農産物相場の高騰は主要生産国の悪天候が主な原因。

乾燥した天候は米国やカナダ、フランスの小麦と、ブラジルのトウモロコシに悪影響を及ぼす一方、アルゼンチンでは雨が大豆の収穫を遅らせている。

米国の穀倉地帯がこの夏、干ばつに見舞われるとの懸念も相場高騰の背景にある。 (出所:ブルームバーグ

www.bloomberg.co.jp

 このコロナ渦にあって厳しい現実だ。天候不順の影響と聞けば、この先、食糧危機が現実化するのかとやきもきし、改めて農業の重要性を感じずにはいられない。

 

 

「砂漠化や土地の劣化、干ばつによって毎年地球上で1200万ヘクタール以上の土地が失われ、農地の半分以上を含む、地球の5分の1以上の土地が傷付いている」、そう指摘するのは国連総会議長のボルカン・ボズクル氏。

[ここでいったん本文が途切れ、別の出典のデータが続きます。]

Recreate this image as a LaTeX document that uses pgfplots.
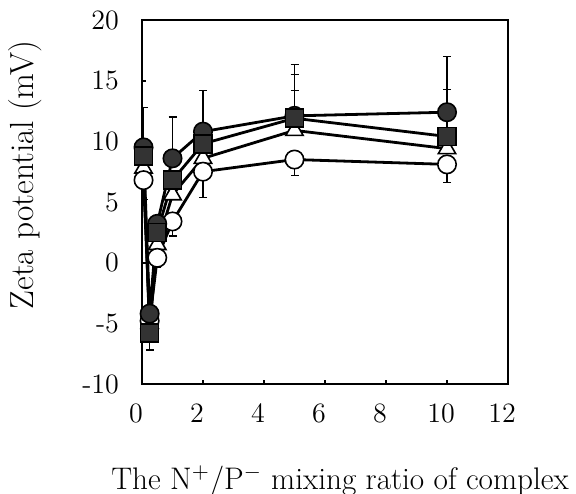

 地球の土地劣化の現状を語り、その対策を毎日新聞に寄稿する。

mainichi.jp

「砂漠化」が進むと、生物を育むことができなくなってしまうほど、土壌が大きなダメージを受ける。砂漠化の深刻な影響が土地の劣化だという。

 豊かな農地をゆっくりと侵食していく砂丘や干上がって河川や水路なども砂漠化の一部という。

 今後25年間で土地の劣化が進めば、世界の食料の生産性が最大12%低下し、食料価格が30%上昇する恐れがある。 (出所:毎日新聞

「土地を回復させることは、より栄養価の高い食物を育み、きれいな水を安定的に供給し、生物多様性の喪失に対処できるようになる。気候変動を緩和し、そして変動に適応することにもつながる」と指摘する。

 

 

 こうした現状を鑑みれば、輸入ばかりに頼ることなく、食料自給率を向上させていけばと思うが、その国内でさえ、異常高温や低温、大雨など気候変動の影響を受け、野菜などの価格は乱高下する。

 農林水産省が5月12日、「みどりの食料システム戦略」を発表した。

www.maff.go.jp

 その内容は多岐にわたり、気候変動に適応するスーパー品種の開発などが戦略に上がり、病害の抵抗性を有し、生産性や品質の優れた品種の開発も取り上げる。

 こうした品種開発は「ゲノム編集技術」が支えることになるのだろうか。

「ゲノム編集」、思い通りに標的遺伝子を改変する技術のことをいう。自然の摂理に反するようで、まだ抵抗感を感じる。ただ今後予想される食糧危機や気候変動を思えば、避けて通れないことなのかもしれない。

「毒がないジャガイモ」がゲノム編集で作り出され、そのイモを野外栽培すると朝日新聞が伝える。

digital.asahi.com

「バイオエコノミー」の時代が始まっているということなのだろうか。 

 脱炭素を進め、世界の国々が2050年のカーボンニュートラルを達成したところで、地球の平均気温は1.5℃前後上昇することが予想される。そうした現実を前提し、持続可能な社会を目指すのであれば、こうしたバイオテクノロジーの利活用は不可避なのかもしれない。

 しかし、そこには常に「倫理」の問題があることを忘れてはならないのだろう。